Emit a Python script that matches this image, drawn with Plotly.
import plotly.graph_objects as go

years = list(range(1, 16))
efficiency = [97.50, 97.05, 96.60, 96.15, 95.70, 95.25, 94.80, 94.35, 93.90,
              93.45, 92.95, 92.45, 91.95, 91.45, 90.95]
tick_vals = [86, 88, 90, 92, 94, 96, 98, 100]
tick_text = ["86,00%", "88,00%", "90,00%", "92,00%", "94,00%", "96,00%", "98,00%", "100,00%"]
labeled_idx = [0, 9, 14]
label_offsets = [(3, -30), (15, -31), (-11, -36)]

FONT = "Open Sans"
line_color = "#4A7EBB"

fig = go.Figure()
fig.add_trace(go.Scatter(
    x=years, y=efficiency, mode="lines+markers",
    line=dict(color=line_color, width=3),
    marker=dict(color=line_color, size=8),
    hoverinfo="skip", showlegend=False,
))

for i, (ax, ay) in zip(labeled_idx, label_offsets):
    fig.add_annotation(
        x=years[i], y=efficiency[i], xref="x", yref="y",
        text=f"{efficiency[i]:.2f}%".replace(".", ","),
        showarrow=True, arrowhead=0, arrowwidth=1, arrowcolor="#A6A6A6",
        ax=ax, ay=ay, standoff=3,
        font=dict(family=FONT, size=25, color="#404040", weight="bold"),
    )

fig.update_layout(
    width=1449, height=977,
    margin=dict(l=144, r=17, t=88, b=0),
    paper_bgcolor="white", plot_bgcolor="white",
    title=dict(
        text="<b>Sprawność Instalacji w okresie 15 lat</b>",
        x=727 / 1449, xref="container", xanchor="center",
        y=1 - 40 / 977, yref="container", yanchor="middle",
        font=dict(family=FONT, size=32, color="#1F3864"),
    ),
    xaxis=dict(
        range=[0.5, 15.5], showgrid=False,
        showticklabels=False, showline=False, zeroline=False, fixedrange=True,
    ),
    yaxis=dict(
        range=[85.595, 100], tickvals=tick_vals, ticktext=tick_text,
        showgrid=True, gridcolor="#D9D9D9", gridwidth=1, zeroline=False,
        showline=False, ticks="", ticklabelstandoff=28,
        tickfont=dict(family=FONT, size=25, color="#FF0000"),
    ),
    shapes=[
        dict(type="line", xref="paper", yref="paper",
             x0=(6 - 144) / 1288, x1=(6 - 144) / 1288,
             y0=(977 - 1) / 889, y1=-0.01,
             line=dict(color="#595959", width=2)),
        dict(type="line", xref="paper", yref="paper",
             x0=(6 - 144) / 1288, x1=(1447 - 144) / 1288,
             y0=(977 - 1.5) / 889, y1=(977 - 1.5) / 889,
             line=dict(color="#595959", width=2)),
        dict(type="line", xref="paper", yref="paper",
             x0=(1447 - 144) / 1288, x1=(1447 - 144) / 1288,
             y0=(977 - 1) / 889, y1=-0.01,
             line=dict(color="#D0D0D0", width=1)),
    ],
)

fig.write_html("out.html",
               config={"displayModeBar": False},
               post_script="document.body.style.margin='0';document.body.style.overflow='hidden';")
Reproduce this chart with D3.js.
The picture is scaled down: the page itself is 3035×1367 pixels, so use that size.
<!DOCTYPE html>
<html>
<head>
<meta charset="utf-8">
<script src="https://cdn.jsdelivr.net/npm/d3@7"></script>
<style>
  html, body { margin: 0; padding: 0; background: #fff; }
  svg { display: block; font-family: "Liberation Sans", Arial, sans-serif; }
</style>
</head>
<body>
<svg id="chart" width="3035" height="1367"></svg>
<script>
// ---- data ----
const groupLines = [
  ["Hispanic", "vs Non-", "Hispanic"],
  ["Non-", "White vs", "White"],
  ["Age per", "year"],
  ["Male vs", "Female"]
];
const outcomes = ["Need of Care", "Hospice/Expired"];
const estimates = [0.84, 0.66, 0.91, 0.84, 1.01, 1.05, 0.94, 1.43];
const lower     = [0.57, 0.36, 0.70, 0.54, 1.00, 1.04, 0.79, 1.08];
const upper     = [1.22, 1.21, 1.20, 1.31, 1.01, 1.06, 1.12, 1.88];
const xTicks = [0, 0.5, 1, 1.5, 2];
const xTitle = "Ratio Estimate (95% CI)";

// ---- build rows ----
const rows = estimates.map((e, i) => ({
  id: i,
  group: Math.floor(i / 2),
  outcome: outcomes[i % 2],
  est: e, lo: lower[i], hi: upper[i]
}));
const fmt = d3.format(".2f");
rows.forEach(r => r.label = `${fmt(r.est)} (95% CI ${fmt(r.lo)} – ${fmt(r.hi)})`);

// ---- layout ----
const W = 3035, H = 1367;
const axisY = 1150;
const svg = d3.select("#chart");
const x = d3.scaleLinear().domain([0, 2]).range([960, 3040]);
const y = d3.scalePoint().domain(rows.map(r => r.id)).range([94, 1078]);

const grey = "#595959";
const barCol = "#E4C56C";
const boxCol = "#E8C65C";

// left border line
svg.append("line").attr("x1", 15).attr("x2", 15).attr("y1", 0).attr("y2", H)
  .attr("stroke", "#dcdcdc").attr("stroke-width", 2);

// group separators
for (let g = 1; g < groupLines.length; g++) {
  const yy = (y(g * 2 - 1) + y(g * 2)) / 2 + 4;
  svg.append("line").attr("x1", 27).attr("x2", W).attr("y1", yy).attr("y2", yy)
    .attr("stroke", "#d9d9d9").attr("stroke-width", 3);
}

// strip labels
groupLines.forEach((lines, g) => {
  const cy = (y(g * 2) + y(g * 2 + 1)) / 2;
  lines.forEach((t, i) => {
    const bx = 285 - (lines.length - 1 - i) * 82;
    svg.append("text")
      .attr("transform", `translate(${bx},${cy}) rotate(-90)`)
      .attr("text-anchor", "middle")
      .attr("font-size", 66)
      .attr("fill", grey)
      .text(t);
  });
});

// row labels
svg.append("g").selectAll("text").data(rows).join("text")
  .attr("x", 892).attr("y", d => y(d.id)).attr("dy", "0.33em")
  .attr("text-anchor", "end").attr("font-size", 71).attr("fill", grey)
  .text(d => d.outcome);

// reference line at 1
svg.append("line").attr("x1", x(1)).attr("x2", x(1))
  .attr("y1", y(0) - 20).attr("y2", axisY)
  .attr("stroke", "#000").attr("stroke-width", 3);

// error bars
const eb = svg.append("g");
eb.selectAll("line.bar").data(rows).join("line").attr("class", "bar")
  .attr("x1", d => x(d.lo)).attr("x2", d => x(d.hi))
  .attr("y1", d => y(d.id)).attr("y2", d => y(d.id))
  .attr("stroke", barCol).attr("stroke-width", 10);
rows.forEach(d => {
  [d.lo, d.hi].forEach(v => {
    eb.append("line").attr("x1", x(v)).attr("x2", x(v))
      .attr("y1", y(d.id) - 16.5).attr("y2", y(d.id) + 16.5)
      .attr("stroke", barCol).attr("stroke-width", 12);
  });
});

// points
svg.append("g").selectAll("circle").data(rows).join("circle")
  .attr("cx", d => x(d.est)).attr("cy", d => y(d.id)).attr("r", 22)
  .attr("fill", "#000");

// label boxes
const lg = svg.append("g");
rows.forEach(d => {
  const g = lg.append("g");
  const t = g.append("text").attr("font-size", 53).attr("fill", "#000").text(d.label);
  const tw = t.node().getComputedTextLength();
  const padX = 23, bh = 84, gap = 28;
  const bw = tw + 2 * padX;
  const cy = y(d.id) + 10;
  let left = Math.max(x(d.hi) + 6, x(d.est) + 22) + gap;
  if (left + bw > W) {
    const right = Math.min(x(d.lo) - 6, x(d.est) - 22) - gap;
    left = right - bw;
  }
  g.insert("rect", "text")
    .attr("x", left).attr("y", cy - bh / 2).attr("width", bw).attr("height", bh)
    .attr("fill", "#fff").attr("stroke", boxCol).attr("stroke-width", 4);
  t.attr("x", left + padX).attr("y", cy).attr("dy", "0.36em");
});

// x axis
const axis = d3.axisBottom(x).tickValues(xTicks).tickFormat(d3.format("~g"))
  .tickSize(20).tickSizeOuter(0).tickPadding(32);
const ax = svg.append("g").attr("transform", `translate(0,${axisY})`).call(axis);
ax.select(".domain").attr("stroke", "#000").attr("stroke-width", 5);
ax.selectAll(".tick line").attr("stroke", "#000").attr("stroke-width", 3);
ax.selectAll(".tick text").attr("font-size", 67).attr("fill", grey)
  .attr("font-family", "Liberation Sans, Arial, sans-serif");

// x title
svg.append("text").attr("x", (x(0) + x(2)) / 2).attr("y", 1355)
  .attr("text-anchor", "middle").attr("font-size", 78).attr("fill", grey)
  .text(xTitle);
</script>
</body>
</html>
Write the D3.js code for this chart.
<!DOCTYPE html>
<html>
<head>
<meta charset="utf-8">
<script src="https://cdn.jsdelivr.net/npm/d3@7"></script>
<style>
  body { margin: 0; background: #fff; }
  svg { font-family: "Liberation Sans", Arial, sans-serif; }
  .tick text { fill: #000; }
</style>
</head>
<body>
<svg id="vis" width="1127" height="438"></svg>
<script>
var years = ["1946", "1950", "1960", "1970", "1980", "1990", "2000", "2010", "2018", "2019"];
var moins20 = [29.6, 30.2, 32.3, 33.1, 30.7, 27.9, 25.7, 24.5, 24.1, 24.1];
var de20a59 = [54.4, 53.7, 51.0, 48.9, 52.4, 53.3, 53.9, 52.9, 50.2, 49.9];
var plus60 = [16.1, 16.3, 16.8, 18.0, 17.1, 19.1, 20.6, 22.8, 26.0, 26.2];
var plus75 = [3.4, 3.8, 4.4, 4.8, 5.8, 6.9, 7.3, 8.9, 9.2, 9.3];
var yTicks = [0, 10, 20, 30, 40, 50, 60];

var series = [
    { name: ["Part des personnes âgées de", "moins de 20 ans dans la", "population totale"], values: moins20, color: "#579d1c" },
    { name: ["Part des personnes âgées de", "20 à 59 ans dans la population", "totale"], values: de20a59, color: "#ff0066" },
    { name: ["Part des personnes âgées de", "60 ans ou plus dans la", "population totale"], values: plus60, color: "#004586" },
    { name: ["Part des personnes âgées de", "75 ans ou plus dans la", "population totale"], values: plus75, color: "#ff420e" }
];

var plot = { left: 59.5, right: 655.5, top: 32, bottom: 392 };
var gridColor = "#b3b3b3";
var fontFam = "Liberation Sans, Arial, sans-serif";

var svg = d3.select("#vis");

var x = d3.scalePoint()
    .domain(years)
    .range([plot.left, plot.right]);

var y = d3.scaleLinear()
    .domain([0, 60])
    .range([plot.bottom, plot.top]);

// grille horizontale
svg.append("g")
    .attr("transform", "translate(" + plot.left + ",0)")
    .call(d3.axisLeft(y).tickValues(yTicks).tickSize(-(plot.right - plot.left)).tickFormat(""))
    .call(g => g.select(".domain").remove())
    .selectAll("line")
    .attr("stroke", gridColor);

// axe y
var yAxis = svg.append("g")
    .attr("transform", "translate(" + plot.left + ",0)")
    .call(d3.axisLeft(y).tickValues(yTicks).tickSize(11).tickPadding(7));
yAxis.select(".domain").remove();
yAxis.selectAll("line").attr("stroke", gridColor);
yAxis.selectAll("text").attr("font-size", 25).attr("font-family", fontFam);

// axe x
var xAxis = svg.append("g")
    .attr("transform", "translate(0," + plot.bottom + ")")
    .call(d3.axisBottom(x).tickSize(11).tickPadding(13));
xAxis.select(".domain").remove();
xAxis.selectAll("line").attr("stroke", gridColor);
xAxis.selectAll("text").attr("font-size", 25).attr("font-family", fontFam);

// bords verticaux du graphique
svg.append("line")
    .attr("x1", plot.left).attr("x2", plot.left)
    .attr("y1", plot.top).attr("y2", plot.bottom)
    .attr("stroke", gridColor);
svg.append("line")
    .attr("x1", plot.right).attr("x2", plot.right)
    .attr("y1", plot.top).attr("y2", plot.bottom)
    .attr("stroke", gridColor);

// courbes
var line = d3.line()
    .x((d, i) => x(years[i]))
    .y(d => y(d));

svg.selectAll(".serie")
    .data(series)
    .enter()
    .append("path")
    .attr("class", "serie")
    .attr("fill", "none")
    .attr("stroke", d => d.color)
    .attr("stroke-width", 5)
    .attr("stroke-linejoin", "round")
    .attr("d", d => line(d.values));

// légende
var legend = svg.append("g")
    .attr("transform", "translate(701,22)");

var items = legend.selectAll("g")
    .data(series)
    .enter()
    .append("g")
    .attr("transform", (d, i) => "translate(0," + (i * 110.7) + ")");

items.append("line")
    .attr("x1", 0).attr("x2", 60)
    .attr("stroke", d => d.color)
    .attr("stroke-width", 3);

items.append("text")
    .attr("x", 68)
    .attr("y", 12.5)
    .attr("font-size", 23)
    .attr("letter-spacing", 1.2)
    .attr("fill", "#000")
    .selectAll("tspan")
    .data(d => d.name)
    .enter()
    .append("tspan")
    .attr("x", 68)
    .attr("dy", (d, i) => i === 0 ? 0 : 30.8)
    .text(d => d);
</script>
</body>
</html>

What to work on: Everything from the first line of the material through the line containing "import plotly.graph_objects as go" is to be printed exactly; lines after that are to be left out.

Solved exercise:
Emit a Python script that matches this image, drawn with Plotly.
import plotly.graph_objects as go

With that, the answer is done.